In consideration thereof, Liziz Standaco must return to the state government assets amounting to RM389.09 million. But as far as the AG’s Report is concerned, the Kelantan state government has only received a paltry sum of RM45.7 million to date. The remaining RM343.4 million is still outstanding at the time this analysis is drafted.

Eyebrows were raised in concern when the AG’s report also stated that Liziz Standaco had pledged 13.52 acres of the land in question as collateral to secure a RM75 million loan. While it is not immediately clear whether Liziz Standaco had used part of the RM75 million’s loan to pay the RM45.7 million to state government, it can in many ways suggest that the company is not in the best financial footing to navigate the project to the shore of success.


Now, let’s shift our focus to the northern state of Kedah. Incidentally, around the same time the controversial National Feedlot Corporation (NFC) started its cattle business, a wholly owned entity of the Kedah state government, Kedah Corporation Berhad (KCB), entered into a mammoth joint-venture project with an Australia-based company to rear and import cattle from down under.  KCB had paid RM1million to its partner of choice shortly after the agreement was signed. Unfortunately, the cattle project – which was mired in controversy from the get-go – never actually got off the ground.

Some might argue that KCB’s RM1 million scandal is pale in comparison to that of NFC’s that involved RM250 million. But I disagree. Wastage, by any other name, is still a wastage – especially so for a small economy like Kedah.

If we still insist to go by figures and statistic, the RM1 million involved in this case tantamount to 0.10% of Kedah’s 2011 state budget of RM1 billion. Taken in this perspective, we will also find that the 0.10% is at par with NFC’s 0.11% wastage vis-à-vis RM230 billion of the federal budget.

KCB was also frowned upon when it made generous payments on two failed projects. The first involved the payment of RM4.26 million to a company in Papua New Guinea for a palm oil project which subsequently failed. The second involved a payment of RM1.6 million to a consultant company to “arrange” a USD44 million offshore loan earmarked to fund the same Papua New Guinea’s investment.

Apart from failing to raise the USD44 million loan (which has since put the project in jeopardy), KCB marched ahead to borrow an additional RM3 million from five local companies. What’s appalling is that the borrowing had been done without the approval from its own board!

Meanwhile the AG’s Report has ticked off Perbadanan Menteri Besar Kedah for paying a whopping RM1,500 per unit for repair of loose electrical distribution board in low-cost public housing projects. And rightly so, too! The government approved market price is capped at only RM15.45 per unit. The difference per unit in this case is a staggering RM1,484.55.

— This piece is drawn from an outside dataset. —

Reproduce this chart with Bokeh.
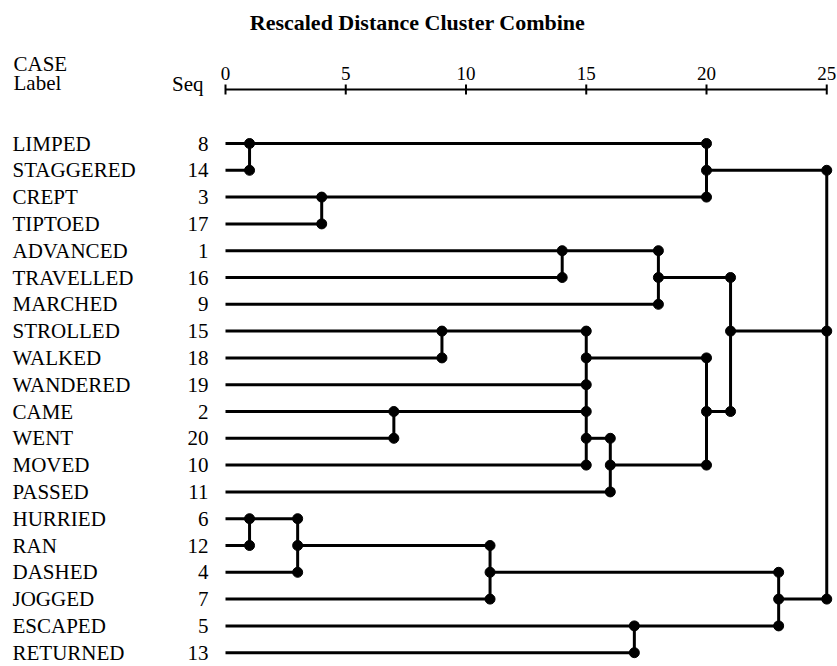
from bokeh.plotting import figure
from bokeh.models import Range1d, ColumnDataSource
from bokeh.core.properties import value
from bokeh.embed import file_html
from bokeh.resources import INLINE

# ---------------- data ----------------
labels = ["LIMPED", "STAGGERED", "CREPT", "TIPTOED", "ADVANCED", "TRAVELLED",
          "MARCHED", "STROLLED", "WALKED", "WANDERED", "CAME", "WENT", "MOVED",
          "PASSED", "HURRIED", "RAN", "DASHED", "JOGGED", "ESCAPED", "RETURNED"]
seq = [8, 14, 3, 17, 1, 16, 9, 15, 18, 19, 2, 20, 10, 11, 6, 12, 4, 7, 5, 13]

# agglomeration steps: rescaled distance and the joined items (leaf names or "c<k>")
merge_dist = [1, 4, 20, 14, 18, 9, 7, 15, 15, 16, 20, 21, 1, 3, 11, 17, 23, 25]
merge_members = [
    ["LIMPED", "STAGGERED"],   # c0
    ["CREPT", "TIPTOED"],      # c1
    ["c0", "c1"],              # c2
    ["ADVANCED", "TRAVELLED"], # c3
    ["c3", "MARCHED"],         # c4
    ["STROLLED", "WALKED"],    # c5
    ["CAME", "WENT"],          # c6
    ["c5", "WANDERED"],        # c7
    ["c6", "MOVED"],           # c8
    ["c8", "PASSED"],          # c9
    ["c7", "c9"],              # c10
    ["c4", "c10"],             # c11
    ["HURRIED", "RAN"],        # c12
    ["c12", "DASHED"],         # c13
    ["c13", "JOGGED"],         # c14
    ["ESCAPED", "RETURNED"],   # c15
    ["c14", "c15"],            # c16
    ["c2", "c11", "c16"],      # c17
]
tick_values = [0, 5, 10, 15, 20, 25]
title_text = "Rescaled Distance Cluster Combine"
header_case = "CASE"
header_label = "Label"
header_seq = "Seq"

# ---------------- layout (pixels) ----------------
W, H = 837, 666
PX_PER_UNIT = 24.05
X0_PX = 225.0      # px of distance 0
ROW0 = 143.0       # px of first row
ROW_H = 26.8
FONT = "Liberation Serif"


def xd(px):
    return (px - X0_PX) / PX_PER_UNIT


def yd(py):
    return (py - ROW0) / ROW_H


# ---------------- dendrogram geometry ----------------
row_of = {name: i for i, name in enumerate(labels)}
referenced = set(m for ms in merge_members for m in ms)
out_row = []
hx0, hx1, hy = [], [], []
vx, vy0, vy1 = [], [], []
dx, dy = [], []
spans = []
for k, members in enumerate(merge_members):
    d = merge_dist[k]
    rows = []
    for m in members:
        if m in row_of:
            r, s = row_of[m], 0
        else:
            j = int(m[1:])
            r, s = out_row[j], merge_dist[j]
        hx0.append(s); hx1.append(d); hy.append(r)
        rows.append(r)
    lo, hi = min(rows), max(rows)
    vx.append(d); vy0.append(lo); vy1.append(hi)
    o = (lo + hi) // 2
    out_row.append(o)
    dots = set(rows)
    if f"c{k}" in referenced:
        dots.add(o)
    for r in sorted(dots):
        dx.append(d); dy.append(r)
    spans.append((d, lo, hi))

# same-level steps on adjacent rows are drawn as one bar
for a in spans:
    for b in spans:
        if a[0] == b[0] and a[2] + 1 == b[1]:
            vx.append(a[0]); vy0.append(a[2]); vy1.append(b[1])

p = figure(width=W, height=H,
           x_range=Range1d(xd(0), xd(W)), y_range=Range1d(yd(H), yd(0)),
           x_axis_location=None, y_axis_location=None,
           toolbar_location=None, output_backend="svg",
           min_border=0)
p.outline_line_color = None
p.grid.visible = False
p.background_fill_color = "white"
p.border_fill_color = "white"

# top scale (rescaled distance axis)
axis_y = yd(89)
p.segment(x0=[tick_values[0]], x1=[tick_values[-1]], y0=[axis_y], y1=[axis_y],
          line_color="black", line_width=2)
p.segment(x0=tick_values, x1=tick_values, y0=[yd(84)] * len(tick_values),
          y1=[yd(94)] * len(tick_values), line_color="black", line_width=2)
p.text(x=tick_values, y=[yd(73)] * len(tick_values), text=[str(t) for t in tick_values],
       text_font=value(FONT), text_font_size="19px", text_align="center",
       text_baseline="middle", text_color="black")

# dendrogram
p.segment(x0=hx0, y0=hy, x1=hx1, y1=hy, line_color="black", line_width=3)
p.segment(x0=vx, y0=vy0, x1=vx, y1=vy1, line_color="black", line_width=3)
p.scatter(x=dx, y=dy, marker="circle", size=10, fill_color="black", line_color="black")

# case labels and sequence numbers
rows = list(range(len(labels)))
src = ColumnDataSource(dict(y=rows, lab=labels, seq=[str(s) for s in seq],
                            xl=[xd(12)] * len(labels), xs=[xd(208)] * len(labels)))
p.text(x="xl", y="y", text="lab", source=src, text_font=value(FONT),
       text_font_size="21px", text_align="left", text_baseline="middle", text_color="black")
p.text(x="xs", y="y", text="seq", source=src, text_font=value(FONT),
       text_font_size="21px", text_align="right", text_baseline="middle", text_color="black")

# headers and title
p.text(x=[xd(417)], y=[yd(22)], text=[title_text], text_font=value(FONT),
       text_font_style="bold", text_font_size="22px", text_align="center",
       text_baseline="middle", text_color="black")
p.text(x=[xd(13), xd(13)], y=[yd(63), yd(82)], text=[header_case, header_label],
       text_font=value(FONT), text_font_size="21px", text_align="left",
       text_baseline="middle", text_color="black")
p.text(x=[xd(203)], y=[yd(83)], text=[header_seq], text_font=value(FONT),
       text_font_size="21px", text_align="right", text_baseline="middle", text_color="black")

open("out.html", "w").write(file_html(p, INLINE))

The Perbadanan Menteri Besar Kedah had also overpaid (by 31 times) for power sockets in its low-cost public housing projects. They actually paid RM1,500 per unit when the government-approved market price is only RM50.18 per unit. Simple arithmetic will show that this constitutes an overpayment of RM1,449.82 per unit.

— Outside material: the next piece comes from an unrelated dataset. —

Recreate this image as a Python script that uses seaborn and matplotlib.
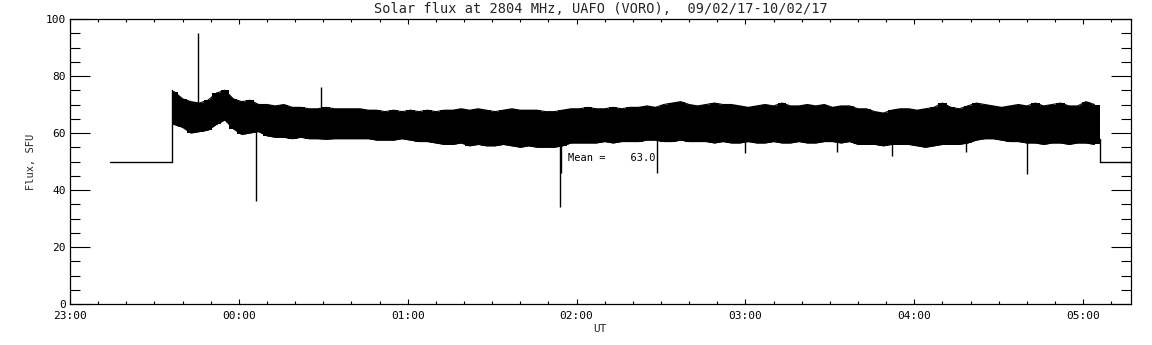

Last but not least, Selangor. The buzz around the overhyped Skim Tabung Warisan Anak Selangor (TAWAS) died an untimely death when the AG’s report pointed out that the scheme was woefully underfunded and had failed to live up to its promise. The promise to give RM100 in form of Simpanan Tetap for every Selangor-born will remain as just another unfulfilled promise.

Since its inception in 2008, 19.4% (60,972) of 313,706 of those who were born in Selangor had applied for the scheme. Out of the 60,972 applications, only 21,918 have been approved.

Selangor has allocated RM13.5 million for TAWAS. But out of that amount, about RM4.5 million was meant for operational costs, setting aside only RM8 million for the actual program itself.

In education sector, Selangor government had incurred losses of RM39.69 million in 2010, and RM13.56 million through Pendidikan Industri YS Sdn Bhd (PIYSB) – the organ that operates UNISEL.

These are only examples of leakages and wastages in Pakatan states. If you read the AG’s Report with microscopic view, you would find much more examples of the same nature.